Ici, les deux esprits prennent eux-mêmes la parole :

La première sculpture du palais gothique est ce que j’ai appelé l’angle du Figuier.

Son sujet est la Chute de l’homme ;

La seconde sculpture est l’angle de la Vigne.

Son sujet est l’Ivresse de Noé.

La sculpture de la Renaissance est l’angle du Jugement :

Son sujet est le Jugement de Salomon.

Il est impossible de constater avec une trop grande admiration la signification de ce simple fait.
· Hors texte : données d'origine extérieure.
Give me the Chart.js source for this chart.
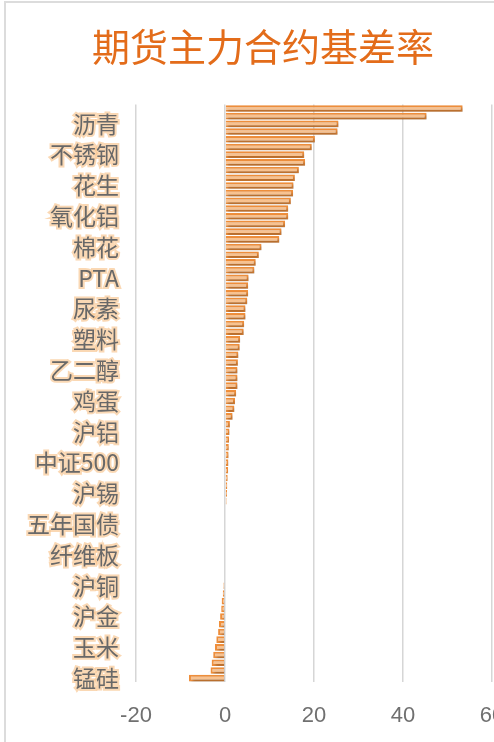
<!DOCTYPE html>
<html>
<head>
<meta charset="utf-8">
<script src="https://cdn.jsdelivr.net/npm/chart.js@4/dist/chart.umd.min.js"></script>
<style>
  html, body { margin: 0; padding: 0; background: #fff; overflow: hidden; width: 494px; height: 742px; }
  #frame { position: absolute; left: 4px; top: 1px; width: 700px; height: 800px;
           border-left: 2px solid #dcdcdc; border-top: 2px solid #dcdcdc; pointer-events: none; }
  #c { position: absolute; left: 0; top: 0; }
</style>
</head>
<body>
<canvas id="c" width="526" height="742"></canvas>
<div id="frame"></div>
<script>
const chartTitle = '期货主力合约基差率';

const categories = [
  '碳酸锂','工业硅','沥青','燃料油','低硫燃料油','原油','不锈钢','液化气','纯碱','玻璃',
  '花生','苹果','红枣','生猪','氧化铝','短纤','对二甲苯','烧碱','棉花','棉纱',
  '白糖','菜粕','PTA','甲醇','聚丙烯','PVC','尿素','苯乙烯','橡胶','20号胶',
  '塑料','纸浆','豆粕','豆油','乙二醇','棕榈油','菜油','豆一','鸡蛋','豆二',
  '玉米淀粉','粳米','沪铝','沪锌','沪铅','沪镍','中证500','中证1000','沪深300','上证50',
  '沪锡','国际铜','二年国债','十年国债','五年国债','三十年国债','线材','胶合板','纤维板','强麦',
  '普麦','早籼稻','沪铜','沪银','螺纹钢','热卷','沪金','铁矿石','焦炭','焦煤',
  '玉米','动力煤','硅铁','丁二烯橡胶','锰硅'
];

const basisRate = [
  53.4, 45.3, 25.5, 25.3, 20.2, 19.5, 17.8, 18.0, 16.6, 15.7,
  15.4, 15.3, 14.8, 14.2, 14.2, 13.5, 12.7, 12.2, 8.2, 7.6,
  6.9, 6.6, 5.3, 5.2, 5.2, 5.0, 4.6, 4.6, 4.3, 4.2,
  3.4, 3.3, 3.0, 2.9, 2.8, 2.8, 2.8, 2.5, 2.25, 2.1,
  1.7, 1.1, 1.0, 0.9, 0.85, 0.8, 0.75, 0.7, 0.6, 0.5,
  0.45, 0.35, 0, 0, 0, 0, 0, 0, 0, 0,
  0, 0, -0.35, -0.5, -0.75, -0.85, -1.1, -1.35, -1.55, -1.95,
  -2.25, -2.65, -3.0, -3.25, -8.1
];

const xTicks = [-20, 0, 20, 40, 60];

const barShadow = {
  id: 'barShadow',
  beforeDatasetsDraw(chart) {
    const ctx = chart.ctx;
    ctx.save();
    ctx.shadowColor = 'rgba(0,0,0,0.35)';
    ctx.shadowBlur = 3;
    ctx.shadowOffsetX = 2;
    ctx.shadowOffsetY = 2;
  },
  afterDatasetsDraw(chart) {
    chart.ctx.restore();
  }
};

// centre the title over the whole canvas rather than the padded box
const titleSpan = {
  id: 'titleSpan',
  afterLayout(chart) {
    const t = chart.titleBlock;
    if (t) { t.left = 0; t.right = chart.width; t.width = chart.width; }
  }
};

new Chart(document.getElementById('c'), {
  type: 'bar',
  data: {
    labels: categories,
    datasets: [{
      data: basisRate,
      backgroundColor: '#F8C290',
      borderColor: '#EF8F3C',
      borderWidth: 2,
      barPercentage: 0.86,
      categoryPercentage: 1.0
    }]
  },
  options: {
    indexAxis: 'y',
    responsive: false,
    animation: false,
    events: [],
    layout: { padding: { top: 20, left: 6, right: 34, bottom: 10 } },
    plugins: {
      legend: { display: false },
      tooltip: { enabled: false },
      title: {
        display: true,
        text: chartTitle,
        color: '#E36C1A',
        font: { family: '"Noto Sans CJK SC", sans-serif', size: 38, weight: 'normal' },
        padding: { top: 4, bottom: 35 }
      }
    },
    scales: {
      x: {
        min: xTicks[0],
        max: xTicks[xTicks.length - 1],
        afterBuildTicks(scale) { scale.ticks = xTicks.map(v => ({ value: v })); },
        afterFit(scale) { scale.height = 50; },
        grid: { color: '#d6d6d6', lineWidth: 1.5, drawTicks: false },
        border: { display: false },
        ticks: {
          color: '#707070',
          padding: 21,
          font: { family: '"Liberation Sans", Arial, sans-serif', size: 22 }
        }
      },
      y: {
        afterFit(scale) { scale.width = 130; },
        grid: { display: false, drawTicks: false },
        border: { display: false },
        ticks: {
          autoSkip: false,
          padding: 17,
          color: '#686868',
          textStrokeColor: 'rgba(247,190,130,0.6)',
          textStrokeWidth: 4,
          font: { family: '"Noto Sans CJK SC", sans-serif', size: 23 },
          callback(value, index) { return index % 4 === 2 ? categories[index] : ''; }
        }
      }
    }
  },
  plugins: [barShadow, titleSpan]
});
</script>
</body>
</html>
Il semble que le Palais ait été construit à différentes époques, et préservé jusqu’à ce jour dans le seul but de nous faire comprendre la différence de tempérament des deux Écoles.

J’ai désigné la sculpture de l’angle du Figuier comme la plus importante, parce qu’elle forme la principale courbe du Palais, là où il tourne sur la Piazzetta. Le grand chapiteau qui supporte cet angle est beaucoup plus travaillé que celui qui surmonte l’angle de la Vigne, marquant ainsi la place proéminente qu’il occupait dans la pensée du constructeur. Il est impossible de dire lequel des deux angles fut élevé le premier, mais celui du Figuier est d’une exécution plus rude ; le dessin des personnages y est plus raide ; on peut donc supposer qu’il a été sculpté le premier.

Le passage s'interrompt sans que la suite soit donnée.